• [Figure scripts]:
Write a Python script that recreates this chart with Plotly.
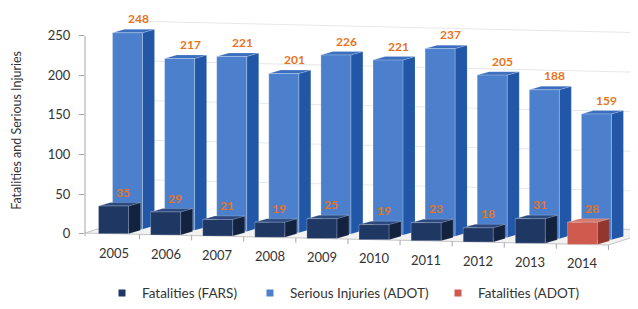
import plotly.graph_objects as go

# ---------------- data ----------------
years = ["2005", "2006", "2007", "2008", "2009", "2010", "2011", "2012", "2013", "2014"]
serious_adot = [248, 217, 221, 201, 226, 221, 237, 205, 188, 159]
fatal_fars = [35, 29, 21, 19, 25, 19, 23, 18, 31, None]
fatal_adot = [None, None, None, None, None, None, None, None, None, 28]
y_ticks = [0, 50, 100, 150, 200, 250]

# ---------------- styling / projection constants ----------------
W, H = 638, 309
ML, MR, MT, MB = 85, 8, 8, 0
PW, PH = W - ML - MR, H - MT - MB
ZERO_PX = 236            # pixel row of value 0 (front row, first category)

PXX = 1 / 52.1           # category units per horizontal pixel
PXY = 1.25               # value units per vertical pixel
BW = 30 * PXX            # bar front width
ROW_DX, ROW_DY = 14 * PXX, 4.6 * PXY   # offset of the back row
BAR_DX, BAR_DY = 12 * PXX, 3.5 * PXY   # bar depth
SLOPE = -1.2 * PXY       # floor drop per category (perspective)
WALL = 3.3               # depth of back wall in rows
X_RANGE = [(ML - 113.5) * PXX, (W - MR - 113.5) * PXX]
Y_RANGE = [(ZERO_PX - H + MB) * PXY, (ZERO_PX - MT) * PXY]

FONT = "Lato"
ORANGE = "#E8731C"
TXT = "#333333"

C_FARS = dict(front="#1F3763", side="#13223F", top="#2C4A80")
C_SER = dict(front="#4C80CD", side="#2157A6", top="#3B6EBE")
C_ADOT = dict(front="#CF5A4E", side="#92362E", top="#D6796C")


def base(u):
    return SLOPE * u


fig = go.Figure()

# ---------------- floor ----------------
u0, u1 = X_RANGE[0], 9.5
fx = [u0, u1, u1 + WALL * ROW_DX, u0 + WALL * ROW_DX, u0]
fy = [base(u0), base(u1), base(u1) + WALL * ROW_DY, base(u0) + WALL * ROW_DY, base(u0)]
fig.add_trace(go.Scatter(x=fx, y=fy, mode="lines", fill="toself", fillcolor="#F2F2F2",
                         line=dict(color="#C4C4C4", width=1), hoverinfo="skip", showlegend=False))

# category tick marks on floor front edge
tx, ty = [], []
for i in range(len(years)):
    u = i + 0.5
    tx += [u, u, None]
    ty += [base(u), base(u) - 5 * PXY, None]
fig.add_trace(go.Scatter(x=tx, y=ty, mode="lines", line=dict(color="#A6A6A6", width=1),
                         hoverinfo="skip", showlegend=False))

# ---------------- back-wall gridlines ----------------
gx, gy = [], []
for v in y_ticks[1:]:
    a = X_RANGE[0] + WALL * ROW_DX
    b = X_RANGE[1] + 1
    gx += [a, b, None]
    gy += [v + base(a) + WALL * ROW_DY, v + base(b) + WALL * ROW_DY, None]
fig.add_trace(go.Scatter(x=gx, y=gy, mode="lines", line=dict(color="#E8E8E8", width=1),
                         hoverinfo="skip", showlegend=False))


def add_bars(values, row, colors, name, legend):
    fx_, fy_, sx, sy, tpx, tpy = [], [], [], [], [], []
    for i, v in enumerate(values):
        if v is None:
            continue
        xc = i + row * ROW_DX
        b = base(i) + row * ROW_DY
        t = b + v
        xl, xr = xc - BW / 2, xc + BW / 2
        fx_ += [xl, xr, xr, xl, xl, None]
        fy_ += [b, b, t, t, b, None]
        sx += [xr, xr + BAR_DX, xr + BAR_DX, xr, xr, None]
        sy += [b, b + BAR_DY, t + BAR_DY, t, b, None]
        tpx += [xl, xr, xr + BAR_DX, xl + BAR_DX, xl, None]
        tpy += [t, t, t + BAR_DY, t + BAR_DY, t, None]
    fig.add_trace(go.Scatter(x=sx, y=sy, mode="lines", fill="toself", fillcolor=colors["side"],
                             line=dict(color="rgba(255,255,255,0.2)", width=0.6),
                             hoverinfo="skip", showlegend=False))
    fig.add_trace(go.Scatter(x=tpx, y=tpy, mode="lines", fill="toself", fillcolor=colors["top"],
                             line=dict(color="rgba(255,255,255,0.3)", width=0.6),
                             hoverinfo="skip", showlegend=False))
    fig.add_trace(go.Scatter(x=fx_, y=fy_, mode="lines", fill="toself", fillcolor=colors["front"],
                             line=dict(color="rgba(255,255,255,0.35)", width=0.7),
                             name=name, hoverinfo="name", showlegend=False))
    # legend entry
    fig.add_trace(go.Scatter(x=[None], y=[None], mode="markers", name=name, legend=legend,
                             marker=dict(symbol="square", size=7, color=colors["front"])))


add_bars(serious_adot, 1, C_SER, "Serious Injuries (ADOT)", "legend2")
add_bars(fatal_fars, 0, C_FARS, "Fatalities (FARS)", "legend")
add_bars(fatal_adot, 0, C_ADOT, "Fatalities (ADOT)", "legend3")

# ---------------- value labels ----------------
ann = []
for i, v in enumerate(serious_adot):
    ann.append(dict(x=i + ROW_DX + 10.5 * PXX, y=base(i) + ROW_DY + v + 14 * PXY, text=str(v),
                    showarrow=False, xref="x", yref="y", yanchor="middle",
                    font=dict(family=FONT, size=12, color=ORANGE, weight="bold")))
for series in (fatal_fars, fatal_adot):
    for i, v in enumerate(series):
        if v is None:
            continue
        ann.append(dict(x=i + 9.5 * PXX, y=base(i) + v + 14 * PXY, text=str(v),
                        showarrow=False, xref="x", yref="y", yanchor="middle",
                        font=dict(family=FONT, size=12, color=ORANGE, weight="bold")))
# year labels
for i, yr in enumerate(years):
    ann.append(dict(x=i, y=base(i) - 19 * PXY, text=yr, showarrow=False, xref="x", yref="y",
                    yanchor="middle", font=dict(family=FONT, size=13, color=TXT)))
# axis title
ann.append(dict(x=(17 - ML) / PW, y=(H - 132 - MB) / PH, xref="paper", yref="paper",
                xanchor="center", yanchor="middle",
                text="Fatalities and Serious Injuries", textangle=-90, showarrow=False,
                font=dict(family=FONT, size=12.5, color=TXT)))


def leg(px_square):
    return dict(orientation="h", x=(px_square - 20 - ML) / PW, xanchor="left",
                y=(H - 296 - MB) / PH, yanchor="middle", bgcolor="rgba(0,0,0,0)",
                font=dict(family=FONT, size=13.5, color=TXT), itemwidth=30)


fig.update_layout(
    width=W, height=H,
    margin=dict(l=ML, r=MR, t=MT, b=MB),
    paper_bgcolor="white", plot_bgcolor="white",
    xaxis=dict(range=X_RANGE, visible=False, fixedrange=True),
    yaxis=dict(range=Y_RANGE, tickvals=y_ticks, ticks="outside", ticklen=5,
               tickcolor="#A6A6A6", showgrid=False, zeroline=False, showline=False,
               ticklabelstandoff=6, fixedrange=True,
               tickfont=dict(family=FONT, size=13, color=TXT)),
    shapes=[dict(type="line", xref="paper", yref="y", x0=0, x1=0, y0=-3, y1=250,
                 line=dict(color="#A6A6A6", width=1))],
    annotations=ann,
    legend=leg(122),
    legend2=leg(270),
    legend3=leg(458),
    showlegend=True,
)

fig.write_html("out.html", config={"displayModeBar": False},
               post_script="document.body.style.margin='0';")
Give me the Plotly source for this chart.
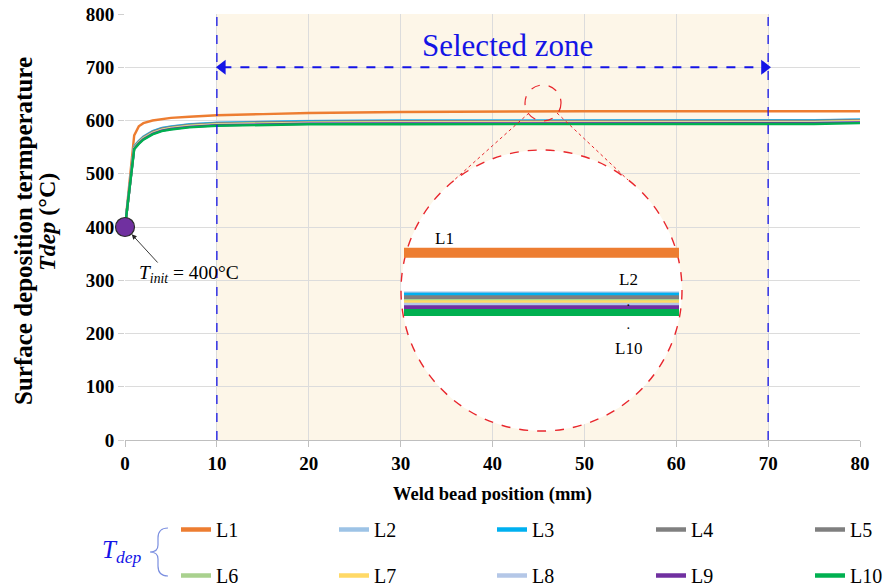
import plotly.graph_objects as go

# ---- data -------------------------------------------------------------
pos_mm = [0, 0.5, 1, 1.5, 2, 3, 4, 5, 7, 10, 15, 20, 30, 40, 50, 60, 70, 75, 80]

L1 = [400, 485, 572, 589, 595, 600, 603, 605, 607, 610, 612, 614, 616, 617, 617.5, 617.5, 617.5, 617.5, 617.5]
L2 = [400, 478, 552, 562, 570, 580, 586, 589, 593, 596, 598, 599, 600, 600, 600, 600, 600, 600.5, 602]
L3 = [400, 478, 551, 561, 569, 579.5, 585.5, 588.5, 592.5, 595.5, 597.5, 598.5, 599.5, 599.5, 599.5, 599.5, 599.5, 600, 601.5]
L4 = [400, 477, 550, 560, 568, 578.5, 584.5, 587.5, 591.5, 594.5, 596.5, 597.5, 598.5, 598.5, 598.5, 598.5, 598.5, 599, 600.5]
L5 = [400, 477, 550, 560, 568, 578, 584, 587, 591, 594, 596, 597, 598, 598, 598, 598, 598, 598.5, 600]
L6 = [400, 476, 549, 559, 567, 577, 583, 586, 590, 593, 595, 596, 597, 597, 597, 597, 597, 597.5, 599]
L7 = [400, 476, 548, 558, 566, 576.5, 582.5, 585.5, 589.5, 592.5, 594.5, 595.5, 596.5, 596.5, 596.5, 596.5, 596.5, 597, 598.5]
L8 = [400, 475, 547, 557, 565, 575.5, 581.5, 584.5, 588.5, 591.5, 593.5, 594.5, 595.5, 595.5, 595.5, 595.5, 595.5, 596, 597.5]
L9 = [400, 475, 547, 557, 565, 575, 581, 584, 588, 591, 593, 594, 594.5, 594.5, 594.5, 594.5, 594.5, 595, 596.5]
L10 = [400, 474, 546, 556, 564, 574, 580, 583, 587, 590, 592, 593, 593, 593, 593, 593, 593, 593.5, 595]

series_names = ["L1", "L2", "L3", "L4", "L5", "L6", "L7", "L8", "L9", "L10"]
series_values = [L1, L2, L3, L4, L5, L6, L7, L8, L9, L10]
series_colors = ["#ED7D31", "#9DC3E6", "#00B0F0", "#808080", "#7F7F7F",
                 "#A9D18E", "#FFD966", "#B4C7E7", "#7030A0", "#00B050"]

T_init = 400
zone_start, zone_end = 10, 70
x_ticks = [0, 10, 20, 30, 40, 50, 60, 70, 80]
y_ticks = [0, 100, 200, 300, 400, 500, 600, 700, 800]

SERIF = "Liberation Serif, Times New Roman, serif"
BLUE = "#1414E6"
RED = "#E8262C"

# ---- page geometry ------------------------------------------------------
W, H = 884, 588
ml, mr, mt, mb = 125, 24, 14, 148
pw, ph = W - ml - mr, H - mt - mb


def px_x(p):
    return (p - ml) / pw


def px_y(p):
    return (H - mb - p) / ph


def dx(p):
    # horizontal page pixel -> x value (mm)
    return (p - ml) / pw * 80


def dy(p):
    # vertical page pixel -> y value (degC)
    return (H - mb - p) / ph * 800


fig = go.Figure()

# ---- main curves --------------------------------------------------------
for name, vals, col in zip(series_names, series_values, series_colors):
    fig.add_trace(go.Scatter(x=pos_mm, y=vals, mode="lines", name=name,
                             line=dict(color=col, width=2.4),
                             showlegend=False))

# initial temperature marker
fig.add_trace(go.Scatter(x=[0], y=[T_init], mode="markers", showlegend=False,
                         cliponaxis=False,
                         marker=dict(size=19, color="#7030A0",
                                     line=dict(color="#2B2B2B", width=1.2))))

# selected-zone double arrow
fig.add_trace(go.Scatter(x=[zone_start + 0.6, zone_end - 0.4], y=[700, 700],
                         mode="lines+markers", showlegend=False, hoverinfo="skip",
                         line=dict(color=BLUE, width=2, dash="dash"),
                         marker=dict(symbol=["triangle-left", "triangle-right"],
                                     size=13, color=BLUE)))

# ---- magnified view (inset axes) --------------------------------------
for i, (name, vals, col) in enumerate(zip(series_names, series_values, series_colors)):
    fig.add_trace(go.Scatter(x=pos_mm, y=vals, mode="lines", name=name,
                             xaxis="x2", yaxis="y2", showlegend=False,
                             line=dict(color=col, width=10 if i == 0 else 7)))

# ---- legend entries (5 columns x 2 rows) --------------------------------
legend_ids = ["legend", "legend2", "legend3", "legend4", "legend5"]
for i, (name, col) in enumerate(zip(series_names, series_colors)):
    fig.add_trace(go.Scatter(x=[None], y=[None], mode="lines", name=name,
                             line=dict(color=col, width=4.5),
                             legend=legend_ids[i % 5], legendgroup=name))

# ---- layout -------------------------------------------------------------
brace = (f"M {px_x(168)} {px_y(528)} Q {px_x(158)} {px_y(528)} {px_x(158)} {px_y(538)} "
         f"L {px_x(158)} {px_y(545)} Q {px_x(158)} {px_y(552)} {px_x(150)} {px_y(552)} "
         f"Q {px_x(158)} {px_y(552)} {px_x(158)} {px_y(559)} "
         f"L {px_x(158)} {px_y(566)} Q {px_x(158)} {px_y(576)} {px_x(168)} {px_y(576)}")

shapes = [
    # selected zone shading
    dict(type="rect", xref="x", yref="y", x0=zone_start, x1=zone_end, y0=0, y1=800,
         fillcolor="#FDF6E8", line=dict(width=0), layer="below"),
    # zone borders
    dict(type="line", xref="x", yref="y", x0=zone_start, x1=zone_start, y0=0, y1=800,
         line=dict(color=BLUE, width=1.3, dash="dash"), layer="above"),
    dict(type="line", xref="x", yref="y", x0=zone_end, x1=zone_end, y0=0, y1=800,
         line=dict(color=BLUE, width=1.3, dash="dash"), layer="above"),
    # magnifier: large circle
    dict(type="circle", xref="x", yref="y",
         x0=dx(401), x1=dx(682), y0=dy(431), y1=dy(150),
         fillcolor="white", line=dict(color=RED, width=1.4, dash="dash"), layer="between"),
    # magnifier: small circle
    dict(type="circle", xref="x", yref="y",
         x0=dx(525), x1=dx(561), y0=dy(121), y1=dy(85),
         line=dict(color=RED, width=1.2, dash="dash"), layer="above"),
    # connector lines
    dict(type="line", xref="x", yref="y",
         x0=dx(529), y0=dy(113), x1=dx(452), y1=dy(182),
         line=dict(color=RED, width=1, dash="dot"), layer="above"),
    dict(type="line", xref="x", yref="y",
         x0=dx(557), y0=dy(113), x1=dx(628), y1=dy(180),
         line=dict(color=RED, width=1, dash="dot"), layer="above"),
    # legend group brace
    dict(type="path", xref="paper", yref="paper", path=brace,
         line=dict(color="#7B8FE0", width=1.2)),
]


def note(text, px, py, size, color="black", angle=0, family=SERIF):
    return dict(text=text, x=px_x(px), y=px_y(py), xref="paper", yref="paper",
                xanchor="center", yanchor="middle", showarrow=False, textangle=angle,
                font=dict(family=family, size=size, color=color))


annotations = [
    note("Selected zone", 507, 45, 31, color=BLUE),
    # initial temperature label
    dict(x=0, y=T_init, xref="x", yref="y", ax=34, ay=37, text="", showarrow=True,
         arrowhead=2, arrowsize=1.1, arrowwidth=0.9, arrowcolor="#222222", standoff=10),
    note("<i>T</i><sub><i>init</i></sub> = 400°C", 189, 274, 19.5),
    # inset labels
    note("L1", 444, 238, 17),
    note("L2", 628, 279, 17),
    note("L10", 628, 348, 17),
    note("·", 628, 305, 14),
    note("·", 628, 328, 14),
    # axis titles
    note("<b>Surface deposition termperature</b>", 23, 231, 25, angle=-90),
    note("<b><i>Tdep</i> (°C)</b>", 47, 222, 24, angle=-90),
    note("<b>Weld bead position (mm)</b>", 492, 494, 18.5),
    # legend group label
    note("<i>T</i><sub><i>dep</i></sub>", 121, 551, 25, color=BLUE),
]

legend_x = [176, 334, 492, 651, 810]
legend_common = dict(orientation="v", yanchor="top", xanchor="left", y=px_y(510),
                     font=dict(family=SERIF, size=20, color="black"),
                     bgcolor="rgba(0,0,0,0)", tracegroupgap=17, itemwidth=30,
                     traceorder="grouped")

layout = dict(
    width=W, height=H,
    margin=dict(l=ml, r=mr, t=mt, b=mb, autoexpand=False),
    paper_bgcolor="white", plot_bgcolor="rgba(0,0,0,0)",
    xaxis=dict(range=[0, 80], tickvals=x_ticks, showgrid=True, gridcolor="#DCDCDC",
               gridwidth=1, zeroline=False, showline=True, linecolor="#BFBFBF",
               ticks="outside", ticklen=6, tickcolor="#BFBFBF", layer="below traces",
               tickfont=dict(family=SERIF, size=19, color="black", weight="bold")),
    yaxis=dict(range=[0, 800], tickvals=y_ticks, showgrid=True, gridcolor="#DCDCDC",
               gridwidth=1, zeroline=False, showline=False,
               ticks="outside", ticklen=6, tickcolor="#D0D0D0", layer="below traces",
               tickfont=dict(family=SERIF, size=19, color="black", weight="bold")),
    xaxis2=dict(domain=[px_x(404), px_x(679)], range=[44, 47], anchor="y2",
                visible=False, showgrid=False, zeroline=False),
    yaxis2=dict(domain=[px_y(430), px_y(150)], range=[546.2, 658.2], anchor="x2",
                visible=False, showgrid=False, zeroline=False),
    shapes=shapes, annotations=annotations,
    hovermode="closest",
)
for lid, lx in zip(legend_ids, legend_x):
    layout[lid] = dict(legend_common, x=px_x(lx))

fig.update_layout(**layout)
fig.write_html("out.html")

• [BRIEF]: Using the listing above, repeat word for word each line from the one with "Give me the Plotly source for this chart." down to the one with "70, 75, 80]", both included. Omit all pictures.

• [WRITTEN REPLY]:
Give me the Plotly source for this chart.
import plotly.graph_objects as go

# ---- data -------------------------------------------------------------
pos_mm = [0, 0.5, 1, 1.5, 2, 3, 4, 5, 7, 10, 15, 20, 30, 40, 50, 60, 70, 75, 80]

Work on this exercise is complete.